Há, porém, dois (na verdade três) olhares em jogo: o da(s) personage(ns)m e o do próprio diretor. E, por mais que eles por vezes se cruzem, e de fato se plasmem, a câmera de Marcelo Caetano – muito bem contemplada pela fotografia precisa de Andrea Capella, que faz aqui provavelmente seu melhor trabalho – se posiciona sempre de maneira a ressaltar o fora-de-quadro, a existência de um mundo que não é visto, mas que reverbera com as vozes sem rosto ou a luz vermelha que anuncia a insegurança do mundo fora da casa noturna. Essa passagem ganha ação justamente quando o homem do primeiro plano, o “objeto” do desejo, toma a câmera para si quando seu companheiro – naquele momento, alguém com quem compartilhar talvez não mais do que um breve instante de intimidade – dorme. Pois, ao contrário do voyeur, o homem observado apontará imediatamente a câmera para fora do quarto, pela janela. Milagrosamente, a câmera sai pelas ruas, ganhando as calçadas, seguindo de transeunte em transeunte, até chegar à sensibilidade daquele personagem: o plano de conjunto.

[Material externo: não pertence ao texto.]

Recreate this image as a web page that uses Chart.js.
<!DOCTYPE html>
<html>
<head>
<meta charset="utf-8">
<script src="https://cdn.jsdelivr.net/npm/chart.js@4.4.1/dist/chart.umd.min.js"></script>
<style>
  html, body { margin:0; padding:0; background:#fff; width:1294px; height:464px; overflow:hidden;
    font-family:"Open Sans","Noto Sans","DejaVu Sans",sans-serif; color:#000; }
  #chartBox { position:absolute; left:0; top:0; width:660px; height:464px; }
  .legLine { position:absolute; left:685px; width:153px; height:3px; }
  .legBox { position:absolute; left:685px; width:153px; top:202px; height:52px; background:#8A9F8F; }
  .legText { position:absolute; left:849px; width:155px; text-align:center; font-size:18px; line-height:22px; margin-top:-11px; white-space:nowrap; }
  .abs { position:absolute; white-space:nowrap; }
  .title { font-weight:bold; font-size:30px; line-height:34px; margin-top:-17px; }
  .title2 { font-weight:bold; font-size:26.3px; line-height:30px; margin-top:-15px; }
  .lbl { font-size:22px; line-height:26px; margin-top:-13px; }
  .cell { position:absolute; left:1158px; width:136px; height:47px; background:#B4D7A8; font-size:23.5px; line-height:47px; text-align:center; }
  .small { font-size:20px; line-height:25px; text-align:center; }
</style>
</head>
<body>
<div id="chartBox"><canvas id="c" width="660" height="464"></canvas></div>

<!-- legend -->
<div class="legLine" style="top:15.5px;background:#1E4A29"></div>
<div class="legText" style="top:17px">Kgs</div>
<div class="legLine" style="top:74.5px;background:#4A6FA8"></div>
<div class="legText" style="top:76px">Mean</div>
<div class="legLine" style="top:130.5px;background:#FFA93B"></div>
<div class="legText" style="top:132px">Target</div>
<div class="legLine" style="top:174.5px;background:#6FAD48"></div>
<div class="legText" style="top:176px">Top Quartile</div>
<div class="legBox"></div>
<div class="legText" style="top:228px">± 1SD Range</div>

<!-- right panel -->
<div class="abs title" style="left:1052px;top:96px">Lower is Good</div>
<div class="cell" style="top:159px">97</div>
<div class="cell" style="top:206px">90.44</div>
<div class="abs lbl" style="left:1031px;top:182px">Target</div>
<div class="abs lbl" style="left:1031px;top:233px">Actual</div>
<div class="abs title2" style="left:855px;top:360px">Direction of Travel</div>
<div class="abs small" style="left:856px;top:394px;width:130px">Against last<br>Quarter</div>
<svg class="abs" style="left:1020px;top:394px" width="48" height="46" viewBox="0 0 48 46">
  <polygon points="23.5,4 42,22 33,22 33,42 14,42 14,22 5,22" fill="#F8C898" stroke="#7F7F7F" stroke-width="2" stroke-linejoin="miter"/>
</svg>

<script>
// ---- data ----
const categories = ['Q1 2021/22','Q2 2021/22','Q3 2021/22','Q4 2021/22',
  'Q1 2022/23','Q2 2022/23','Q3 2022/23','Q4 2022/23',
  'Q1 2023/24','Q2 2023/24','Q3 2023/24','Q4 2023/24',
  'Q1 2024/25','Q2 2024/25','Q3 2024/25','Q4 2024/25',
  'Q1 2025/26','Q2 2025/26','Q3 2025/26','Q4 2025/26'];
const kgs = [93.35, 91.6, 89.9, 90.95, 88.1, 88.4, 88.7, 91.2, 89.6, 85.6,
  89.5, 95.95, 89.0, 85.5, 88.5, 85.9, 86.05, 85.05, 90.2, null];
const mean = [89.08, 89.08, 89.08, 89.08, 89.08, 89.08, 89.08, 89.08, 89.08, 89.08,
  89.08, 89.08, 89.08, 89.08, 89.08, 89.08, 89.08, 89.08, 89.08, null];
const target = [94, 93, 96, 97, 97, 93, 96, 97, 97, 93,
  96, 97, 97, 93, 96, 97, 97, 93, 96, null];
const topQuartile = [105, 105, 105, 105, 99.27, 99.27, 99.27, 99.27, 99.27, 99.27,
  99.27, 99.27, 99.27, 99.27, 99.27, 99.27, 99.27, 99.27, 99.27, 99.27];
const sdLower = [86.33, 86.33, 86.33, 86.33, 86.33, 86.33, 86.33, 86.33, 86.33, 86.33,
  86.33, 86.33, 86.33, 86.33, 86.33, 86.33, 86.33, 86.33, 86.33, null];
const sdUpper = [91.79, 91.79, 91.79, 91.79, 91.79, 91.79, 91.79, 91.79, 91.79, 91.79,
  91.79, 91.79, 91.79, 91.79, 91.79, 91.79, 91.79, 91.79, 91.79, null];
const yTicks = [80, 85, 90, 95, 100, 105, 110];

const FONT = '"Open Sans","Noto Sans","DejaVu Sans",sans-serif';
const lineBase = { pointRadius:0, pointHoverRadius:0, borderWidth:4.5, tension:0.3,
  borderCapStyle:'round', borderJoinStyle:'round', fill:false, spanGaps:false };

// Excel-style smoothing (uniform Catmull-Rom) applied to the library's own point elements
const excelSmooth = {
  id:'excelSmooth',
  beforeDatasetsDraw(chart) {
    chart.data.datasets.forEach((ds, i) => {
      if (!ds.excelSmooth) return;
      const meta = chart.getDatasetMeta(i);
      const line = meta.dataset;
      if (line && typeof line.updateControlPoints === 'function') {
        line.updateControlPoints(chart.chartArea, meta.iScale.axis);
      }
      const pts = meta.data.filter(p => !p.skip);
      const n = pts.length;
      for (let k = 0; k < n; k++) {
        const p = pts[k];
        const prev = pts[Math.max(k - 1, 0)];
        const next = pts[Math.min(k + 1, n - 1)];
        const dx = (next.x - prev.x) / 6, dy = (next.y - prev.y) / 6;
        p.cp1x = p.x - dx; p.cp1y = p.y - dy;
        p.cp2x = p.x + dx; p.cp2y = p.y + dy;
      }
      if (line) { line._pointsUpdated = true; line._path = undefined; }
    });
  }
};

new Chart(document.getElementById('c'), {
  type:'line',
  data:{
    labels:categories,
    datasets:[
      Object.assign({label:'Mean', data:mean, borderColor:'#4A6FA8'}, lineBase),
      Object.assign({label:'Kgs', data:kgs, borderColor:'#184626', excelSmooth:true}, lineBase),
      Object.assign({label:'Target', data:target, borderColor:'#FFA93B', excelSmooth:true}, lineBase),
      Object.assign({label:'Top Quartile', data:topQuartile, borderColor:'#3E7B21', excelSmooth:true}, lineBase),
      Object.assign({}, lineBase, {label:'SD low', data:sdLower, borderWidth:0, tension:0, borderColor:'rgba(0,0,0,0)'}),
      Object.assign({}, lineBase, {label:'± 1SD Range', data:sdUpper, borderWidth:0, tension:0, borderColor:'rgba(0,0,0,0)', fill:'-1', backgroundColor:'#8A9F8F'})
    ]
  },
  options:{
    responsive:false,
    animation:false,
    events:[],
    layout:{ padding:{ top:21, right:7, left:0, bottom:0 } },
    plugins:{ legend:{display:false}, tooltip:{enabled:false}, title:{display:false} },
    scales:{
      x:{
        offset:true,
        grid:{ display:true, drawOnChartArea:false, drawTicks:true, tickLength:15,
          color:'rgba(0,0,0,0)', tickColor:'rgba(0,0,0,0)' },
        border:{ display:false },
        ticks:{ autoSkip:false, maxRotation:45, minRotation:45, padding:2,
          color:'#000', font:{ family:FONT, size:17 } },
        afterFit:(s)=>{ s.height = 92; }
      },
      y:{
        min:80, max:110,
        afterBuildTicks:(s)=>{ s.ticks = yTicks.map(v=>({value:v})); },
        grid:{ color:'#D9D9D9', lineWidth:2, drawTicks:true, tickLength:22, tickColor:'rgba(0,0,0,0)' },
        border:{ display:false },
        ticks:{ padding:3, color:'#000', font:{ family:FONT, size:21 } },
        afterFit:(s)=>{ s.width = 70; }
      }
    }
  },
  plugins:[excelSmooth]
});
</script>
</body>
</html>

Se em Bailão era o indivíduo quem buscava o corpo social, em Na sua Companhia é o close que vai de encontro ao plano de conjunto. Aquele corpo, qualquer, congelado feito estátua em um quarto mal iluminado nos primeiros planos, ganha rosto, luz e movimento em uma roda de samba, uma dança, um casamento. Não há indivíduo potente que não seja suficientemente afetado pelo todo, assim como, sem o plano de conjunto (sem o mundo, a comunidade, o corpo social), o primeiro plano não tem “mais independência semântica que uma preposição numa frase” (André Bazin). Inserido em um cinema brasileiro – e em um Brasil – que parece cada vez mais marcado apenas pelo revés de uma vivência profundamente individualista, esse movimento de reintegração do indivíduo ao corpo social – do primeiríssimo plano com fundo desfocado tão facilmente alcançado pelas 5D para a orquestração potente de todos os elementos que habitam um plano de conjunto – de Na sua Companhia parece se alimentar da constatação de que vida e estética (a moral e o travelling) são formas contíguas de se lidar com o mundo. Mesmo que essa constatação venha pelo desejo mais individualista de se conquistar alguém – uma única pessoa já é a porta para o outro, o fora, a comunidade, o mundo.
Se em um mau filme isso resultaria em um elogio-ONG da indistinção do coletivo, o plano mais impressionante da parte final de Na sua Companhia é de brilho individual, em um magnético número de um transformista que encarna Maria Bethânia. Ao passar pelo corpo social, o sujeito potencializa sua individualidade (mesmo como duplo) e seu potencial de encantamento. O Rio (1997) se funde a Noites sem Dormir (1994), de Claire Denis: a rigidez dos recortes aprende a dançar, e os tacos soltos do chão são, ao mesmo tempo, indivíduos com lascas e características próprias, e partes de um intricado mosaico. E, por conta disso, os recortes, os grandessíssimos closes voltam a ter um sentido, um contexto, a ser algo mais significativo do que uma preposição em uma frase.